For planning matters—zoning changes, new development proposals—the planning advisory committee meets monthly, and these meetings often have more direct impact on neighbourhood character than council sessions. A proposed development on Ridge Road was significantly modified last year after residents attended these committee meetings and raised traffic concerns that hadn't been in the initial reports.
The township also maintains an email notification system for specific topics. Sign up on their website and select your areas of interest—road closures, planning notices, recreation programs. It's not perfect (you'll get some irrelevant notifications), but it's better than relying on Facebook groups where accurate information competes with speculation.
Who Can Help When You're Stuck in Bureaucratic Limbo?
Sometimes you follow all the steps and still hit walls. The permit that should take two weeks is into month two. The bylaw complaint you filed has no case number. This is where knowing the escalation paths matters.

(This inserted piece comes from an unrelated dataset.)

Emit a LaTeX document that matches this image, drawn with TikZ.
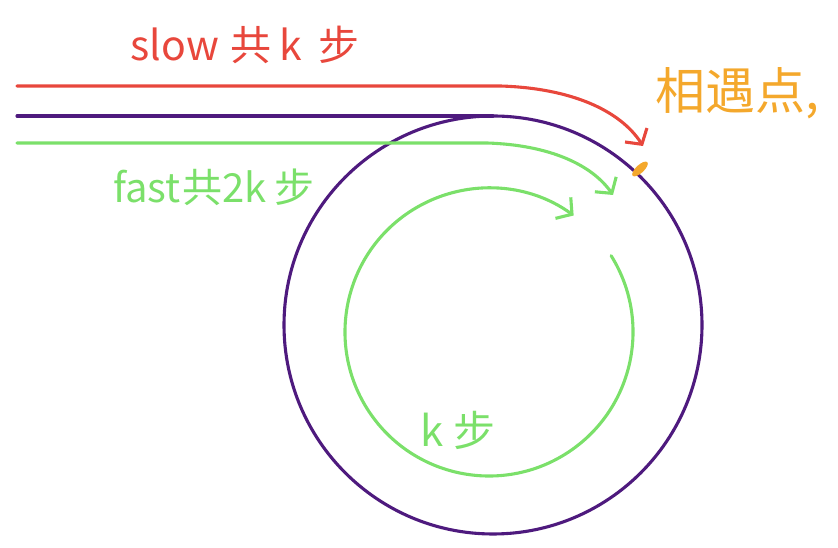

Each department at the township has a supervisor or manager listed on the organizational chart—available on the website under "Our Organization." Email them directly with your case number and a brief timeline. CC your ward councillor; Rockland is represented by multiple councillors depending on your specific area, and their contact information is on the township site.
If you're not getting resolution, the Ontario Ombudsman has a mandate to investigate municipal administration issues, though they prefer you've exhausted local channels first. More immediately effective is often a polite but direct inquiry at a public council meeting—elected officials tend to accelerate staff responses to issues raised in public session.
For property tax and assessment issues specifically, the Landlord and Tenant Board (if you're a renter dealing with property standard issues) and the Assessment Review Board can provide independent adjudication when municipal processes fail. These aren't fast options, but they're available when local resolution isn't working.
The key throughout—document everything. Date-stamped emails. Voicemail logs. Photos. Rockland's municipal staff are generally helpful, but they're also juggling competing priorities. A well-documented request with clear references is harder to lose in shuffle than a verbal conversation at a counter.